▸ Work to do:
Repeat the data below exactly, dropping any pictures it holds.

▸ Data listing:

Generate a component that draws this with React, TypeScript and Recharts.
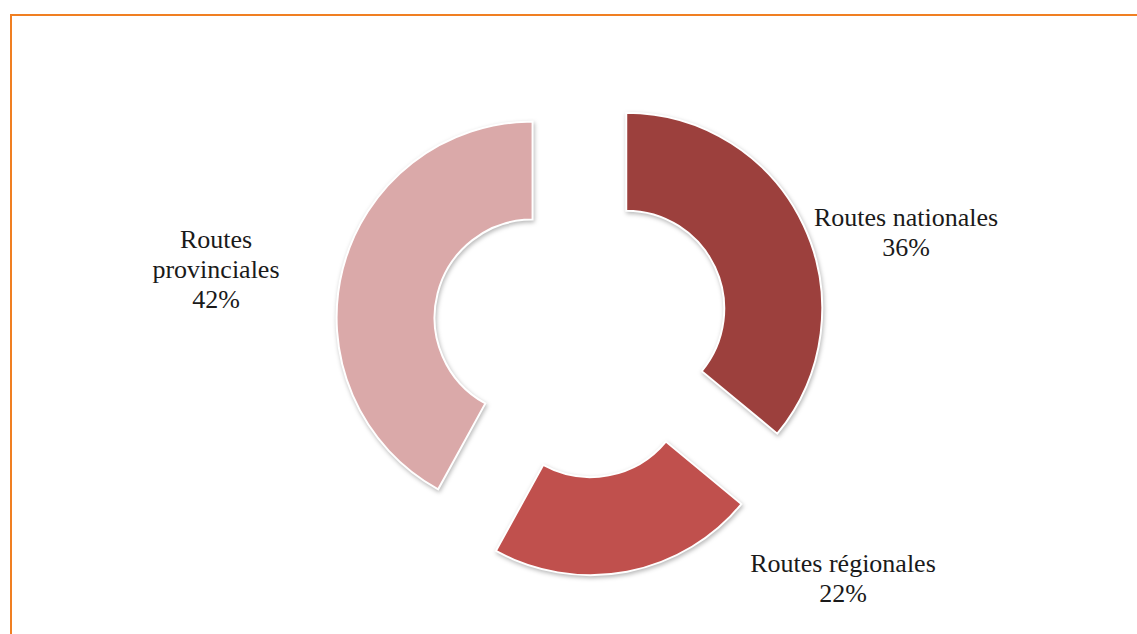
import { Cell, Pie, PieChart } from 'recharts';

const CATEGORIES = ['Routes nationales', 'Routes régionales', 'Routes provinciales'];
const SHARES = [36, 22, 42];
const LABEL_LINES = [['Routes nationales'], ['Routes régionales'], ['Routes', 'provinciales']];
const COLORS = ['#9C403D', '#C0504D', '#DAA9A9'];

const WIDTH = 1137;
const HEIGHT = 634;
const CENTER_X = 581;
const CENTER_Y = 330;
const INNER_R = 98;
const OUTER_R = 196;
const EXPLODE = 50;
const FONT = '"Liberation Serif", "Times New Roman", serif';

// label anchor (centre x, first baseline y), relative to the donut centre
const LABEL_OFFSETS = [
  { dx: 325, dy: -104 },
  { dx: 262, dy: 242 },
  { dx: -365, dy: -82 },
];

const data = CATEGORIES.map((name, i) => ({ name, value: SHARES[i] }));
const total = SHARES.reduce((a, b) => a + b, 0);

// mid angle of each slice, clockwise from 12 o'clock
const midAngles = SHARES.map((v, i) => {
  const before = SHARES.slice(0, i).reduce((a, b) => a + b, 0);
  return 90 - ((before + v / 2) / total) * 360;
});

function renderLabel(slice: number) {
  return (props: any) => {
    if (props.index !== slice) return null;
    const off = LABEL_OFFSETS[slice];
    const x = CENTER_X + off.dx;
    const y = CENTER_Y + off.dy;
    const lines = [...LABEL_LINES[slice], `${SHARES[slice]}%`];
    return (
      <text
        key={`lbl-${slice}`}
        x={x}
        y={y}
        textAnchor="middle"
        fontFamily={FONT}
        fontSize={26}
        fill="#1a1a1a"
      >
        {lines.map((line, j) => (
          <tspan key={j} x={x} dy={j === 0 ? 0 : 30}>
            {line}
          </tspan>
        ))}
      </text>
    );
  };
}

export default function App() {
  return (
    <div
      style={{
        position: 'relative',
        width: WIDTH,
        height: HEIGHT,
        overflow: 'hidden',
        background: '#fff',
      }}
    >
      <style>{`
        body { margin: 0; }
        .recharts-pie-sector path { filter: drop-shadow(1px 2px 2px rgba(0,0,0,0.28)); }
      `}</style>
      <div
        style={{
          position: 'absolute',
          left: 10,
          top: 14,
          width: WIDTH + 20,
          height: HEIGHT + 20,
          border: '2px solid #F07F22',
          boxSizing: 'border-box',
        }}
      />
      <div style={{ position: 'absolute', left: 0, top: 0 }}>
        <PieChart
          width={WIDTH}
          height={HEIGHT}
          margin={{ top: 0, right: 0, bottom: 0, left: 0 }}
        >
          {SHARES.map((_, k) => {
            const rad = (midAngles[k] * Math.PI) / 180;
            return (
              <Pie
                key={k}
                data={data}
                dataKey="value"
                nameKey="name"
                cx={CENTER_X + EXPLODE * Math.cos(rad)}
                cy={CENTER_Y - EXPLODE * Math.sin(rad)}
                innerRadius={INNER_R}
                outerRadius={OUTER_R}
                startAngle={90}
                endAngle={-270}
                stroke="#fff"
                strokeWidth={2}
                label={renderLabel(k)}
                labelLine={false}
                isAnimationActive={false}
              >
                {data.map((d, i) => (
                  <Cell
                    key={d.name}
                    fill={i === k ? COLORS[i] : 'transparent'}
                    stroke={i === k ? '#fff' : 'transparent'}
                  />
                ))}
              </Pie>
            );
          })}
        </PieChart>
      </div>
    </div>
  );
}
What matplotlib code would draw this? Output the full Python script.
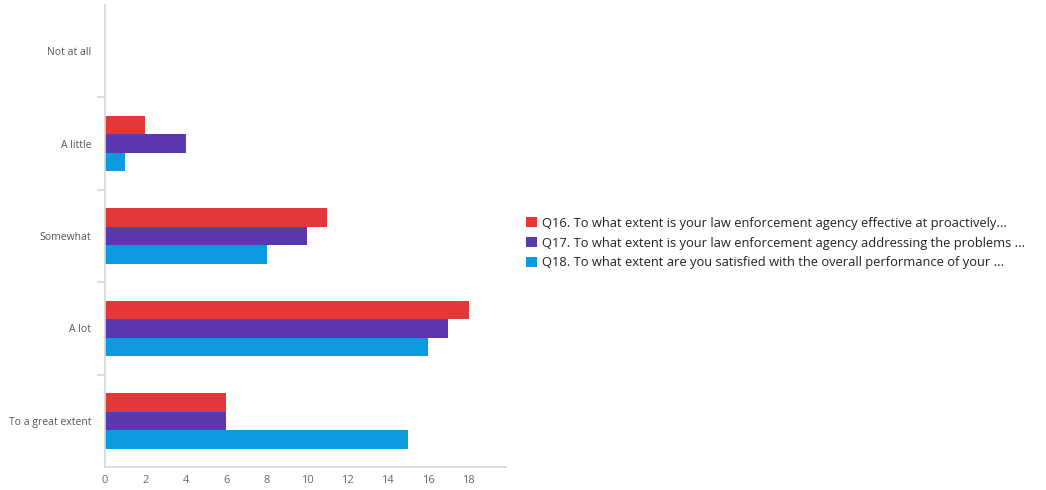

▸ Worked solution:
Generate a component that draws this with React, TypeScript and Recharts.
import { Cell, Pie, PieChart } from 'recharts';

const CATEGORIES = ['Routes nationales', 'Routes régionales', 'Routes provinciales'];
const SHARES = [36, 22, 42];
const LABEL_LINES = [['Routes nationales'], ['Routes régionales'], ['Routes', 'provinciales']];
const COLORS = ['#9C403D', '#C0504D', '#DAA9A9'];

const WIDTH = 1137;
const HEIGHT = 634;
const CENTER_X = 581;
const CENTER_Y = 330;
const INNER_R = 98;
const OUTER_R = 196;
const EXPLODE = 50;
const FONT = '"Liberation Serif", "Times New Roman", serif';

// label anchor (centre x, first baseline y), relative to the donut centre
const LABEL_OFFSETS = [
  { dx: 325, dy: -104 },
  { dx: 262, dy: 242 },
  { dx: -365, dy: -82 },
];

const data = CATEGORIES.map((name, i) => ({ name, value: SHARES[i] }));
const total = SHARES.reduce((a, b) => a + b, 0);

// mid angle of each slice, clockwise from 12 o'clock
const midAngles = SHARES.map((v, i) => {
  const before = SHARES.slice(0, i).reduce((a, b) => a + b, 0);
  return 90 - ((before + v / 2) / total) * 360;
});

function renderLabel(slice: number) {
  return (props: any) => {
    if (props.index !== slice) return null;
    const off = LABEL_OFFSETS[slice];
    const x = CENTER_X + off.dx;
    const y = CENTER_Y + off.dy;
    const lines = [...LABEL_LINES[slice], `${SHARES[slice]}%`];
    return (
      <text
        key={`lbl-${slice}`}
        x={x}
        y={y}
        textAnchor="middle"
        fontFamily={FONT}
        fontSize={26}
        fill="#1a1a1a"
      >
        {lines.map((line, j) => (
          <tspan key={j} x={x} dy={j === 0 ? 0 : 30}>
            {line}
          </tspan>
        ))}
      </text>
    );
  };
}

export default function App() {
  return (
    <div
      style={{
        position: 'relative',
        width: WIDTH,
        height: HEIGHT,
        overflow: 'hidden',
        background: '#fff',
      }}
    >
      <style>{`
        body { margin: 0; }
        .recharts-pie-sector path { filter: drop-shadow(1px 2px 2px rgba(0,0,0,0.28)); }
      `}</style>
      <div
        style={{
          position: 'absolute',
          left: 10,
          top: 14,
          width: WIDTH + 20,
          height: HEIGHT + 20,
          border: '2px solid #F07F22',
          boxSizing: 'border-box',
        }}
      />
      <div style={{ position: 'absolute', left: 0, top: 0 }}>
        <PieChart
          width={WIDTH}
          height={HEIGHT}
          margin={{ top: 0, right: 0, bottom: 0, left: 0 }}
        >
          {SHARES.map((_, k) => {
            const rad = (midAngles[k] * Math.PI) / 180;
            return (
              <Pie
                key={k}
                data={data}
                dataKey="value"
                nameKey="name"
                cx={CENTER_X + EXPLODE * Math.cos(rad)}
                cy={CENTER_Y - EXPLODE * Math.sin(rad)}
                innerRadius={INNER_R}
                outerRadius={OUTER_R}
                startAngle={90}
                endAngle={-270}
                stroke="#fff"
                strokeWidth={2}
                label={renderLabel(k)}
                labelLine={false}
                isAnimationActive={false}
              >
                {data.map((d, i) => (
                  <Cell
                    key={d.name}
                    fill={i === k ? COLORS[i] : 'transparent'}
                    stroke={i === k ? '#fff' : 'transparent'}
                  />
                ))}
              </Pie>
            );
          })}
        </PieChart>
      </div>
    </div>
  );
}
What matplotlib code would draw this? Output the full Python script.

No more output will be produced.